Four students at a high school in Florida got ill from vaping on Tuesday, Oct. 19.
CAPE CORAL, Fla. — Local news media reports that four students at Cape Coral High School in Lee County, Fla., have become ill from vaping before classes during the morning of Oct. 19, 2021.
According to the report, three of the students were sent home for sickness. One of the students was hospitalized.
Updates regarding the well-being of the students have not been seen by Vaping Post or local news media outlets.
WINK News, a local CBS affiliate based in Fort Myers, Fla., asked Dr. Susan Hook her thoughts on the incident.
Hook told WINK News reporters that vaping is dangerous and that the students that got sick “found out this isn’t a bending substance (nicotine) and [that] they are hurting themselves.”
Hook is a healthcare professional and the executive director of the Samaritan Health and Wellness Center in Cape Coral.
Her organization is a Christian healthcare firm that potentially approaches vaping and its role in harm reduction as a sin for not only children but adults who rely on e-cigarettes to quit smoking.
Hook said that flavored vapes cause severe lung damage and cancer because of the chemicals used to manufacture the products. Unfortunately, Dr. Hook is clearly recycling talking points from alarmist tobacco control groups that lack the specifics and nuances related to vaping products across the board.
In 2019 into early 2020, the US Centers for Disease Control and Prevention declared a public health emergency due to about 2,000 cases of lung injuries associated with the use of vaping devices. For much of this emergency, state and federal public health officials failed to issue specific reports on the injuries and what was the actual cause of the injury.
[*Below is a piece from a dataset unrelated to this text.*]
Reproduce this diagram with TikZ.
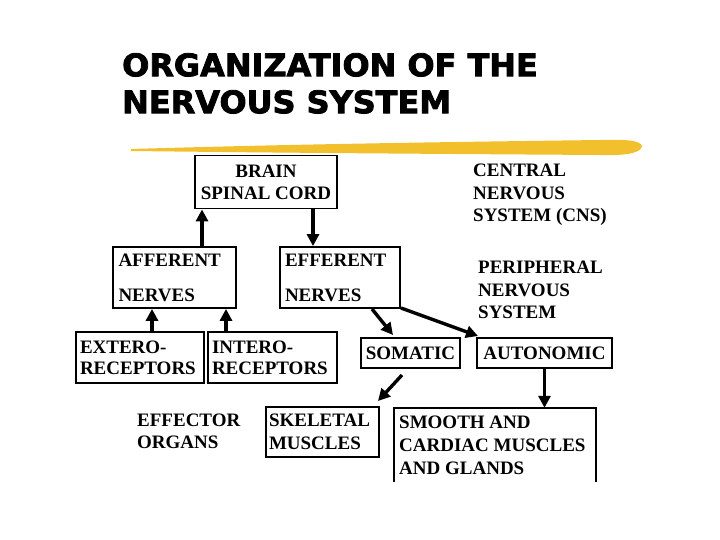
\documentclass[tikz,border=0pt]{standalone}
\usepackage{fontspec}
\setmainfont{Liberation Serif}
\newfontfamily\titlefont[FakeBold=2.5]{DejaVu Sans}
\usetikzlibrary{arrows.meta}
\definecolor{brush}{HTML}{F2C02C}
\tikzset{
  box/.style={draw, line width=1.8pt, inner sep=0pt, font=\bfseries\fontsize{19}{22}\selectfont},
  lbl/.style={inner sep=0pt, anchor=west, align=left, font=\bfseries\fontsize{19}{22.5}\selectfont},
  arr/.style={line width=3.4pt, -{Triangle[length=12pt,width=12pt]}},
}
\begin{document}
\begin{tikzpicture}[x=1pt,y=-1pt]
\useasboundingbox (0,0) rectangle (720,540);
% title
\node[anchor=north west, inner sep=0pt, align=left, xscale=1.03, font=\titlefont\bfseries\fontsize{31}{37}\selectfont] (title) at (122,53) {ORGANIZATION OF THE\\NERVOUS SYSTEM};
% brush stroke
\fill[brush] (131,149) .. controls (300,144) and (450,142) .. (600,140) .. controls (630,139) and (640,141) .. (642,146)
  .. controls (641,152) and (630,156) .. (600,155) .. controls (450,154) and (300,153) .. (131,151) -- cycle;
% boxes
\node[box, minimum width=142pt, minimum height=53pt, align=center] (brain) at (266,182) {BRAIN\\SPINAL CORD};
\node[box, minimum width=123pt, minimum height=61pt, text width=112pt, align=left, font=\bfseries\fontsize{19}{35}\selectfont] (aff) at (174.5,277.5) {AFFERENT\\NERVES};
\node[box, minimum width=120pt, minimum height=61pt, text width=110pt, align=left, font=\bfseries\fontsize{19}{35}\selectfont] (eff) at (340,277.5) {EFFERENT\\NERVES};
\node[box, minimum width=128pt, minimum height=51pt, text width=120pt, align=left, font=\bfseries\fontsize{19}{21}\selectfont] (ext) at (140,357.5) {EXTERO-\\RECEPTORS};
\node[box, minimum width=129pt, minimum height=51pt, text width=121pt, align=left, font=\bfseries\fontsize{19}{21}\selectfont] (int) at (272.5,357.5) {INTERO-\\RECEPTORS};
\node[box, minimum width=99pt, minimum height=30pt, align=center] (som) at (410.5,353) {SOMATIC};
\node[box, minimum width=135pt, minimum height=30pt, align=center] (aut) at (544.5,353) {AUTONOMIC};
\node[box, minimum width=113pt, minimum height=50pt, text width=107pt, align=left, font=\bfseries\fontsize{19}{23}\selectfont] (skel) at (322.5,432) {SKELETAL\\MUSCLES};
\node[inner sep=0pt, minimum width=202pt, minimum height=74pt] (smooth) at (495,445) {};
\draw[line width=1.8pt] (smooth.south west) -- (smooth.north west) -- (smooth.north east) -- (smooth.south east);
\node[lbl, font=\bfseries\fontsize{19}{23}\selectfont] (smtxt) at (399,445) {SMOOTH AND\\CARDIAC MUSCLES\\AND GLANDS};
% free labels
\node[lbl] (eo) at (137,431.5) {EFFECTOR\\ORGANS};
\node[lbl] (cns) at (473,195) {CENTRAL\\NERVOUS\\SYSTEM (CNS)};
\node[lbl] (pns) at (478,290) {PERIPHERAL\\NERVOUS\\SYSTEM};
% arrows
\draw[arr] (aff.north -| 202,0) -- (brain.south -| 202,0);
\draw[arr] (brain.south -| 313,0) -- (eff.north -| 313,0);
\draw[arr] (ext.north -| 152,0) -- (aff.south -| 152,0);
\draw[arr] (int.north -| 226,0) -- (aff.south -| 226,0);
\coordinate (e1) at (372,309);
\coordinate (s1) at (393,335);
\draw[arr] (e1) -- (s1);
\coordinate (e2) at (401,308);
\coordinate (a1) at (478,336);
\draw[arr] (e2) -- (a1);
\coordinate (s2) at (402,375);
\coordinate (k1) at (378,401);
\draw[arr] (s2) -- (k1);
\draw[arr] (aut.south) -- (smooth.north -| aut.south);
\end{tikzpicture}
\end{document}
Nicotine-containing vapes and e-liquids were found not to be the link to the lung injuries.
It turns out it was contaminated and, at times, black market-sold vaping products and e-liquids that contain THC cannabinoids and other psychoactive and non-psychoactive weed components.
It took the CDC and the US Food and Drug Administration several months to finally recognize the nuances in the public health communications regarding vaping liquids that are at risk of causing expansive harm to public health in the US and Canada.
For a reminder, the injury in question is known as EVALI or the e-cigarette and vaping-associated lung injury. EVALI was almost entirely concentrated in states where marijuana is outlawed and where regulatory regimes are in place to ensure product quality.
Florida is one of the only states left in the US that outlaw recreational marijuana use, including flora and vapes.
For the current case of the Cape Coral High School students, there is very little information provided on whether the vaping products that were ingested contained nicotine or marijuana derivatives. Or whether the vaping products the students are using are products purchased from dealers and illicit marketeers.
Given the current state of Florida’s marijuana laws and criminal code, it’s not far-fetched to infer that the vaping liquid used by the four students contains unregulated marijuana derivatives.
This was the case for many of the EVALI cases that involved youth and young adults. Dr. Hook further recommends that parents speak with their children about vaping and its risks.
However, Hook omits the peer-reviewed evidence that nicotine vaping is at least 95 percent safer than combustible cigarettes.
The harm of vaping marijuana is also highly reduced from burning marijuana. Despite the uncertainty of the current product environment for electronic cigarettes in the US, the FDA still maintains that certain vaping products, including the Vuse Solo, are risk-reduced nicotine products compared to cigarettes.